• **Supplied material**:
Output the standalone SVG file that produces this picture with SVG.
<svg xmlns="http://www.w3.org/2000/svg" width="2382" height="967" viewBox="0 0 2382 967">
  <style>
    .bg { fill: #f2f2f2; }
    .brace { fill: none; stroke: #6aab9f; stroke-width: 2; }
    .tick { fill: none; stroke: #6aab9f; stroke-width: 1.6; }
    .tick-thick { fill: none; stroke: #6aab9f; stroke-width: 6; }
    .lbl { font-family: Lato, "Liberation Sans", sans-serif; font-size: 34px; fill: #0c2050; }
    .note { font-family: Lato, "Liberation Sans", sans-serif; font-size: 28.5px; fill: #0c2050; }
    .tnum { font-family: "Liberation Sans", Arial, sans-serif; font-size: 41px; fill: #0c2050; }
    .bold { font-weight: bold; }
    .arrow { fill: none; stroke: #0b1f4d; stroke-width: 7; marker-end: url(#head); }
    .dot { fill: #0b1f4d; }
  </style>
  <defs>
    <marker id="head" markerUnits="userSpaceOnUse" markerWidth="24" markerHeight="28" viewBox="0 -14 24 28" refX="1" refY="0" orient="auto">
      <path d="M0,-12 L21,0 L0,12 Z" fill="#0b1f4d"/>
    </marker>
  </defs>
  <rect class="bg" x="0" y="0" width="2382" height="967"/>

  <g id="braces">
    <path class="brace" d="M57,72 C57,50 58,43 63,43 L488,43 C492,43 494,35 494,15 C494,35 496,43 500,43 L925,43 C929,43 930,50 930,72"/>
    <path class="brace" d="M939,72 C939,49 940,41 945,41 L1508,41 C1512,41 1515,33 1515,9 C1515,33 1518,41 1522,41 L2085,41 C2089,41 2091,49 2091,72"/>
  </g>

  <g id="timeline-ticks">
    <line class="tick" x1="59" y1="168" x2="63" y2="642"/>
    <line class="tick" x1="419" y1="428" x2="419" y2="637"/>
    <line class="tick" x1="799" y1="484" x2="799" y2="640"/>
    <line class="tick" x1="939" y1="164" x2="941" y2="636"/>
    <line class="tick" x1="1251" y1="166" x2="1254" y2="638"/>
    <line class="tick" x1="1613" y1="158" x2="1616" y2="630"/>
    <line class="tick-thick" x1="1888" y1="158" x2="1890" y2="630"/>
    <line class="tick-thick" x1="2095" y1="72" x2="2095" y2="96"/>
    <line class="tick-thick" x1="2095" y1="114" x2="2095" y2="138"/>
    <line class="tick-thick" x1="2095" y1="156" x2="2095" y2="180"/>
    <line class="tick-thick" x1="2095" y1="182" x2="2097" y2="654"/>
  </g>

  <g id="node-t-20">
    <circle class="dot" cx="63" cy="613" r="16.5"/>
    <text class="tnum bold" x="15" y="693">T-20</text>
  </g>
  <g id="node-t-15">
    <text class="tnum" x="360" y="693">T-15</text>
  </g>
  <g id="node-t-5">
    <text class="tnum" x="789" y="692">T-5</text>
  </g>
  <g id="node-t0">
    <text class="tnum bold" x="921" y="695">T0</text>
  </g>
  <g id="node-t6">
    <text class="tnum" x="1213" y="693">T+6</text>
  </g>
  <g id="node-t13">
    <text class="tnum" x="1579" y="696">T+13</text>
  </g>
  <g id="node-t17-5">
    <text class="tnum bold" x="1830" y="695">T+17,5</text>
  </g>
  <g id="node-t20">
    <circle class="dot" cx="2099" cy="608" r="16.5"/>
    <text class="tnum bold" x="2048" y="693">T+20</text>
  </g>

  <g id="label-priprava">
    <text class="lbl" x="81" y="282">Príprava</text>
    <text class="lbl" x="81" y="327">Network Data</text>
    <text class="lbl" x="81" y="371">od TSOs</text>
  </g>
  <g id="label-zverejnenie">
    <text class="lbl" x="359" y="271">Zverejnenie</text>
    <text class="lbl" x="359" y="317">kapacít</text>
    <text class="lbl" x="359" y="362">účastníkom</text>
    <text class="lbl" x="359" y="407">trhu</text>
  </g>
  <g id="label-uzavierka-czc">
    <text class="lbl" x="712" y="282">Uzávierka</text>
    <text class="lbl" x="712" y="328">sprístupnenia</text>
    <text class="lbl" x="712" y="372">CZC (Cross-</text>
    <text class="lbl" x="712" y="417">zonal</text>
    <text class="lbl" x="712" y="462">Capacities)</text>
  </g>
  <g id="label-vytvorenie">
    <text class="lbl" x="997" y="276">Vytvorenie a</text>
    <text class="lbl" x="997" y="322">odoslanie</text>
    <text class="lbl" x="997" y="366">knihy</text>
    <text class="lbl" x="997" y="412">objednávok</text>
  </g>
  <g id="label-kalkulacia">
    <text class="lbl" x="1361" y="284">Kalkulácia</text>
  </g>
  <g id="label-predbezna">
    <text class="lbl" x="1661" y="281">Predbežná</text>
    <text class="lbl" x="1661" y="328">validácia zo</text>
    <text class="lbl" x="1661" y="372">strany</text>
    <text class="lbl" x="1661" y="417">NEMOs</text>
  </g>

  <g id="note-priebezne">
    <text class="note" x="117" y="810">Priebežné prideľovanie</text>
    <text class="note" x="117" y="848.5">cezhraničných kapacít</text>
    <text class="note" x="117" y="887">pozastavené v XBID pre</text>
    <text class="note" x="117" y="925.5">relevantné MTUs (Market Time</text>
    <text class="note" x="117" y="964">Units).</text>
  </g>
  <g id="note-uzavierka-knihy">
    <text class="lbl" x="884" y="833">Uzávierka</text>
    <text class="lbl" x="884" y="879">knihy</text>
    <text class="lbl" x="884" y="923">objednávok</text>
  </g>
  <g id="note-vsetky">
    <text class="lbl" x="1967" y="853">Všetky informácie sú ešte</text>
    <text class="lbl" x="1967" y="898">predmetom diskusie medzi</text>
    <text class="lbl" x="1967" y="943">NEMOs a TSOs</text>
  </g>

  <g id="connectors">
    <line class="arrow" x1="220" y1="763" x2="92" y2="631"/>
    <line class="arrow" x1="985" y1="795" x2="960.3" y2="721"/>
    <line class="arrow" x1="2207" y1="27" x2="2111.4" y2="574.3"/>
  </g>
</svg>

• **Aim**:
Return the listing above in full, character for character.

• **Task result**:
Output the standalone SVG file that produces this picture with SVG.
<svg xmlns="http://www.w3.org/2000/svg" width="2382" height="967" viewBox="0 0 2382 967">
  <style>
    .bg { fill: #f2f2f2; }
    .brace { fill: none; stroke: #6aab9f; stroke-width: 2; }
    .tick { fill: none; stroke: #6aab9f; stroke-width: 1.6; }
    .tick-thick { fill: none; stroke: #6aab9f; stroke-width: 6; }
    .lbl { font-family: Lato, "Liberation Sans", sans-serif; font-size: 34px; fill: #0c2050; }
    .note { font-family: Lato, "Liberation Sans", sans-serif; font-size: 28.5px; fill: #0c2050; }
    .tnum { font-family: "Liberation Sans", Arial, sans-serif; font-size: 41px; fill: #0c2050; }
    .bold { font-weight: bold; }
    .arrow { fill: none; stroke: #0b1f4d; stroke-width: 7; marker-end: url(#head); }
    .dot { fill: #0b1f4d; }
  </style>
  <defs>
    <marker id="head" markerUnits="userSpaceOnUse" markerWidth="24" markerHeight="28" viewBox="0 -14 24 28" refX="1" refY="0" orient="auto">
      <path d="M0,-12 L21,0 L0,12 Z" fill="#0b1f4d"/>
    </marker>
  </defs>
  <rect class="bg" x="0" y="0" width="2382" height="967"/>

  <g id="braces">
    <path class="brace" d="M57,72 C57,50 58,43 63,43 L488,43 C492,43 494,35 494,15 C494,35 496,43 500,43 L925,43 C929,43 930,50 930,72"/>
    <path class="brace" d="M939,72 C939,49 940,41 945,41 L1508,41 C1512,41 1515,33 1515,9 C1515,33 1518,41 1522,41 L2085,41 C2089,41 2091,49 2091,72"/>
  </g>

  <g id="timeline-ticks">
    <line class="tick" x1="59" y1="168" x2="63" y2="642"/>
    <line class="tick" x1="419" y1="428" x2="419" y2="637"/>
    <line class="tick" x1="799" y1="484" x2="799" y2="640"/>
    <line class="tick" x1="939" y1="164" x2="941" y2="636"/>
    <line class="tick" x1="1251" y1="166" x2="1254" y2="638"/>
    <line class="tick" x1="1613" y1="158" x2="1616" y2="630"/>
    <line class="tick-thick" x1="1888" y1="158" x2="1890" y2="630"/>
    <line class="tick-thick" x1="2095" y1="72" x2="2095" y2="96"/>
    <line class="tick-thick" x1="2095" y1="114" x2="2095" y2="138"/>
    <line class="tick-thick" x1="2095" y1="156" x2="2095" y2="180"/>
    <line class="tick-thick" x1="2095" y1="182" x2="2097" y2="654"/>
  </g>

  <g id="node-t-20">
    <circle class="dot" cx="63" cy="613" r="16.5"/>
    <text class="tnum bold" x="15" y="693">T-20</text>
  </g>
  <g id="node-t-15">
    <text class="tnum" x="360" y="693">T-15</text>
  </g>
  <g id="node-t-5">
    <text class="tnum" x="789" y="692">T-5</text>
  </g>
  <g id="node-t0">
    <text class="tnum bold" x="921" y="695">T0</text>
  </g>
  <g id="node-t6">
    <text class="tnum" x="1213" y="693">T+6</text>
  </g>
  <g id="node-t13">
    <text class="tnum" x="1579" y="696">T+13</text>
  </g>
  <g id="node-t17-5">
    <text class="tnum bold" x="1830" y="695">T+17,5</text>
  </g>
  <g id="node-t20">
    <circle class="dot" cx="2099" cy="608" r="16.5"/>
    <text class="tnum bold" x="2048" y="693">T+20</text>
  </g>

  <g id="label-priprava">
    <text class="lbl" x="81" y="282">Príprava</text>
    <text class="lbl" x="81" y="327">Network Data</text>
    <text class="lbl" x="81" y="371">od TSOs</text>
  </g>
  <g id="label-zverejnenie">
    <text class="lbl" x="359" y="271">Zverejnenie</text>
    <text class="lbl" x="359" y="317">kapacít</text>
    <text class="lbl" x="359" y="362">účastníkom</text>
    <text class="lbl" x="359" y="407">trhu</text>
  </g>
  <g id="label-uzavierka-czc">
    <text class="lbl" x="712" y="282">Uzávierka</text>
    <text class="lbl" x="712" y="328">sprístupnenia</text>
    <text class="lbl" x="712" y="372">CZC (Cross-</text>
    <text class="lbl" x="712" y="417">zonal</text>
    <text class="lbl" x="712" y="462">Capacities)</text>
  </g>
  <g id="label-vytvorenie">
    <text class="lbl" x="997" y="276">Vytvorenie a</text>
    <text class="lbl" x="997" y="322">odoslanie</text>
    <text class="lbl" x="997" y="366">knihy</text>
    <text class="lbl" x="997" y="412">objednávok</text>
  </g>
  <g id="label-kalkulacia">
    <text class="lbl" x="1361" y="284">Kalkulácia</text>
  </g>
  <g id="label-predbezna">
    <text class="lbl" x="1661" y="281">Predbežná</text>
    <text class="lbl" x="1661" y="328">validácia zo</text>
    <text class="lbl" x="1661" y="372">strany</text>
    <text class="lbl" x="1661" y="417">NEMOs</text>
  </g>

  <g id="note-priebezne">
    <text class="note" x="117" y="810">Priebežné prideľovanie</text>
    <text class="note" x="117" y="848.5">cezhraničných kapacít</text>
    <text class="note" x="117" y="887">pozastavené v XBID pre</text>
    <text class="note" x="117" y="925.5">relevantné MTUs (Market Time</text>
    <text class="note" x="117" y="964">Units).</text>
  </g>
  <g id="note-uzavierka-knihy">
    <text class="lbl" x="884" y="833">Uzávierka</text>
    <text class="lbl" x="884" y="879">knihy</text>
    <text class="lbl" x="884" y="923">objednávok</text>
  </g>
  <g id="note-vsetky">
    <text class="lbl" x="1967" y="853">Všetky informácie sú ešte</text>
    <text class="lbl" x="1967" y="898">predmetom diskusie medzi</text>
    <text class="lbl" x="1967" y="943">NEMOs a TSOs</text>
  </g>

  <g id="connectors">
    <line class="arrow" x1="220" y1="763" x2="92" y2="631"/>
    <line class="arrow" x1="985" y1="795" x2="960.3" y2="721"/>
    <line class="arrow" x1="2207" y1="27" x2="2111.4" y2="574.3"/>
  </g>
</svg>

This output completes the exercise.